1 Entonces
el Reino de los Cielos será como diez vírgenes, que tomaron sus lámparas y
salieron a recibir al esposo. 2 Cinco de ellas eran necias y cinco
prudentes; 3 pero las necias, al tomar sus lámparas, no llevaron
consigo aceite; 4 las prudentes, en cambio, junto con las lámparas
llevaron aceite en sus alcuzas. 5 Como tardaba en venir el esposo,
les entró sueño a todas y se durmieron. 6 A medianoche se oyó una voz: «¡Ya
está aquí el esposo! ¡Salid a su encuentro!» 7 Entonces se
levantaron todas aquellas vírgenes y aderezaron sus lámparas. 8 Y
las necias les dijeron a las prudentes: «Dadnos aceite del vuestro porque
nuestras lámparas se apagan». 9 Pero las prudentes les respondieron:
«Mejor es que vayáis a quienes lo venden y compréis, no sea que no alcance para
vosotras y nosotras». 10 Mientras fueron a comprarlo vino el esposo,
y las que estaban preparadas entraron con él a las bodas y se cerró la puerta. 11
Luego llegaron las otras vírgenes diciendo: «¡Señor, señor, ábrenos!» 12
Pero él les respondió: «En verdad os digo que no os conozco». 13 Por
eso: velad, porque no sabéis el día ni la hora.

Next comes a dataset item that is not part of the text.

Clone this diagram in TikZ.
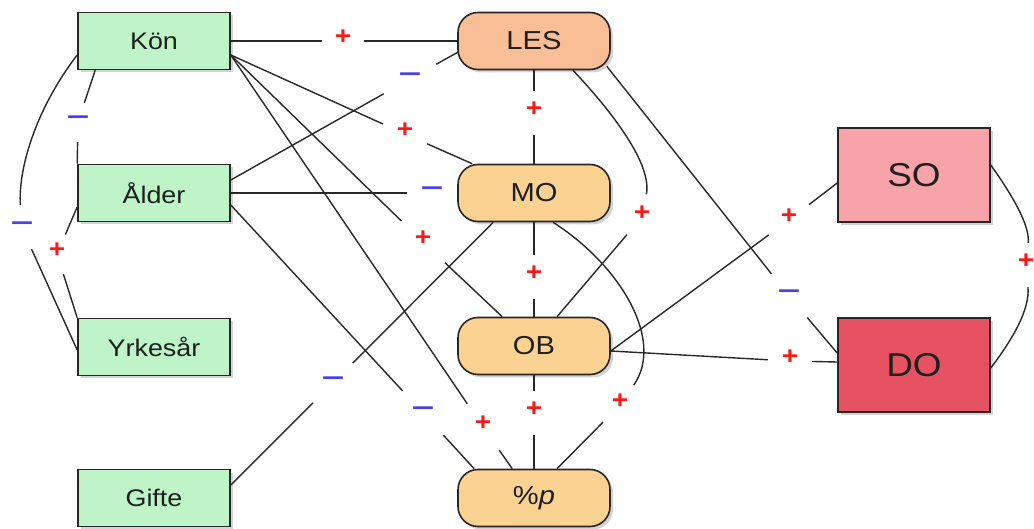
\documentclass[tikz,border=0pt]{standalone}
\usepackage{fontspec}
\setmainfont{Liberation Sans}[FakeStretch=1.12]
\usetikzlibrary{shadows,calc}
\definecolor{gbox}{RGB}{190,244,200}
\definecolor{lesfill}{RGB}{249,190,150}
\definecolor{midfill}{RGB}{251,210,146}
\definecolor{sofill}{RGB}{248,162,170}
\definecolor{dofill}{RGB}{230,82,98}
\definecolor{edgec}{RGB}{40,40,40}
\definecolor{plusc}{RGB}{250,25,25}
\definecolor{minusc}{RGB}{75,65,235}
\begin{document}
\begin{tikzpicture}[x=1pt,y=-1pt,
  box/.style={draw=black!85, line width=1.6pt, minimum width=152pt, minimum height=57pt,
    inner sep=0pt, text=black!88,
    drop shadow={shadow xshift=3pt, shadow yshift=-3pt, opacity=0.35}},
  varbox/.style={box, fill=gbox, font=\fontsize{24}{24}\selectfont},
  midbox/.style={box, rounded corners=20pt, fill=midfill, font=\fontsize{26}{26}\selectfont},
  outbox/.style={box, minimum height=94pt, font=\fontsize{33}{33}\selectfont},
  conn/.style={draw=edgec, line width=1.4pt},
  plab/.style={circle, inner sep=0pt, minimum size=#1, text=plusc, text height=0.7em, text depth=0pt,
    font=\bfseries\fontsize{25}{25}\selectfont},
  plab/.default=46pt,
  mlab/.style={circle, inner sep=0pt, minimum size=#1, text=minusc, text height=0.7em, text depth=0pt,
    font=\bfseries\fontsize{25}{25}\selectfont},
  mlab/.default=46pt]
\useasboundingbox (0,0) rectangle (1034,529);

% nodes
\node[varbox] (Kon) at (154,41) {Kön};
\node[varbox] (Alder) at (154,193) {Ålder};
\node[varbox] (Yrk) at (154,347) {Yrkesår};
\node[varbox] (Gifte) at (154,498) {Gifte};
\node[midbox, fill=lesfill] (LES) at (534,41) {LES};
\node[midbox] (MO) at (534,193) {MO};
\node[midbox] (OB) at (534,346) {OB};
\node[midbox] (P) at (534,498) {\%\textit{p}};
\node[outbox, fill=sofill] (SO) at (914,175) {SO};
\node[outbox, fill=dofill] (DO) at (914,365) {DO};

% labels
\node[plab=42pt] (l1) at (343,41) {+};
\node[mlab=60pt] (l2) at (410,79) {\scalebox{1.4}[1]{−}};
\node[plab=48pt] (l3) at (405,134) {+};
\node[mlab=50pt] (l4) at (432,193) {\scalebox{1.4}[1]{−}};
\node[plab=60pt] (l5) at (423,242) {+};
\node[plab=56pt] (l6) at (483,427) {+};
\node[mlab=60pt] (l7) at (423,413) {\scalebox{1.4}[1]{−}};
\node[mlab=56pt] (l8) at (333,383) {\scalebox{1.4}[1]{−}};
\node[plab=44pt] (l9) at (534,113) {+};
\node[plab=44pt] (l10) at (534,277) {+};
\node[plab=44pt] (l11) at (534,413) {+};
\node[plab=46pt] (l12) at (642,217) {+};
\node[plab=48pt] (l13) at (620,405) {+};
\node[mlab=56pt] (l14) at (789,296) {\scalebox{1.4}[1]{−}};
\node[plab=50pt] (l15) at (789,220) {+};
\node[plab=44pt] (l16) at (790,361) {+};
\node[plab=44pt] (l17) at (1026,265) {+};
\node[mlab=40pt] (l18) at (78,122) {\scalebox{1.4}[1]{−}};
\node[mlab=46pt] (l19) at (22,228) {\scalebox{1.4}[1]{−}};
\node[plab=42pt] (l20) at (57,254) {+};

% connectors
\draw[conn] (Kon.east) -- (l1) -- (LES.west);
\draw[conn] ($(Alder.east)+(0,-13)$) -- (l2) -- ($(LES.west)+(1,11)$);
\draw[conn] ($(Kon.east)+(0,14)$) -- (l3) -- ($(MO.north west)+(15,0)$);
\draw[conn] (Alder.east) -- (l4) -- (MO.west);
\draw[conn] ($(Kon.east)+(0,14)$) -- (l5) -- ($(OB.north west)+(45,0)$);
\draw[conn] ($(Kon.east)+(0,14)$) -- (l6) -- ($(P.north west)+(55,0)$);
\draw[conn] ($(Alder.east)+(0,12)$) -- (l7) -- ($(P.north west)+(17,0)$);
\draw[conn] ($(Gifte.east)+(0,-13)$) -- (l8) -- ($(MO.south west)+(36,0)$);
\draw[conn] (LES.south) -- (l9) -- (MO.north);
\draw[conn] (MO.south) -- (l10) -- (OB.north);
\draw[conn] (OB.south) -- (l11) -- (P.north);
\draw[conn] ($(LES.south)+(39,0)$) .. controls (615,115) and (652,165) .. (l12) -- ($(OB.north)+(23,0)$);
\draw[conn] ($(MO.south)+(19,0)$) .. controls (620,265) and (665,340) .. (l13) -- ($(P.north)+(23,0)$);
\draw[conn] ($(LES.south east)+(-4,-4)$) -- (l14) -- ($(DO.west)+(0,-12)$);
\draw[conn] ($(OB.east)+(0,5)$) -- (l15) -- ($(SO.west)+(0,8)$);
\draw[conn] ($(OB.east)+(0,5)$) -- (l16) -- ($(DO.west)+(0,-3)$);
\draw[conn] ($(SO.east)+(0,-10)$) .. controls (1012,195) and (1030,225) .. (l17)
  .. controls (1030,310) and (1012,340) .. ($(DO.east)+(0,3)$);
\draw[conn] ($(Kon.south west)+(18,0)$) -- (l18) -- (Alder.north west);
\draw[conn] ($(Kon.west)+(0,14)$) .. controls (35,110) and (18,170) .. (l19) -- ($(Yrk.west)+(0,3)$);
\draw[conn] ($(Alder.west)+(0,14)$) -- (l20) -- (Yrk.north west);
\end{tikzpicture}
\end{document}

La parábola de las vírgenes necias y prudentes es un ejemplo de la
llamada a estar vigilantes. El Señor dice con claridad que es una parábola que
habla del Reino de los Cielos, y es la única ocasión en que la expresa en
futuro (v. 1). Se refiere, por tanto, a los cristianos que han sido llamados a la Iglesia y han respondido a
esa llamada. Pero no basta con esperar, también hay que actuar: «El
cristianismo no es camino cómodo: no basta estar
en la Iglesia
y dejar que pasen los años. En la vida nuestra, en la vida de los cristianos,
la conversión primera —ese momento único, que cada uno recuerda, en el que se
advierte claramente todo lo que el Señor nos pide— es importante; pero más
importantes aún, y más difíciles, son las sucesivas conversiones. Y para
facilitar la labor de la gracia divina con estas conversiones sucesivas, hace
falta mantener el alma joven, invocar al Señor, saber oír, haber descubierto lo
que va mal, pedir perdón» (S. Josemaría Escrivá, Es Cristo que pasa, n. 57).
En la imagen del lector se representa una de aquellas ruidosas y
largas bodas orientales (cfr Jn 2,1-11). La novia, con sus parientes y amigas,
espera la llegada del novio con su comitiva para ser trasladada a su propia
casa. En la alegoría se descubre enseguida que el esposo representa a
Jesucristo y las vírgenes a las personas invitadas a la boda, es decir, a la
alianza esponsal de Dios con su Iglesia. La enseñanza es clara: no es
suficiente con que estemos en la
Iglesia , esperando sin más el acontecimiento definitivo; hay
que mantener viva la fe y hacer buenas obras: «Vela con el corazón, con la fe,
con la esperanza, con la caridad, con las obras (...); prepara las lámparas,
cuida de que no se apaguen, aliméntalas con el aceite interior de una recta
conciencia; permanece unido al Esposo por el Amor, para que Él te introduzca en
la sala del banquete, donde tu lámpara nunca se extinguirá» (S. Agustín, Sermones 93,17).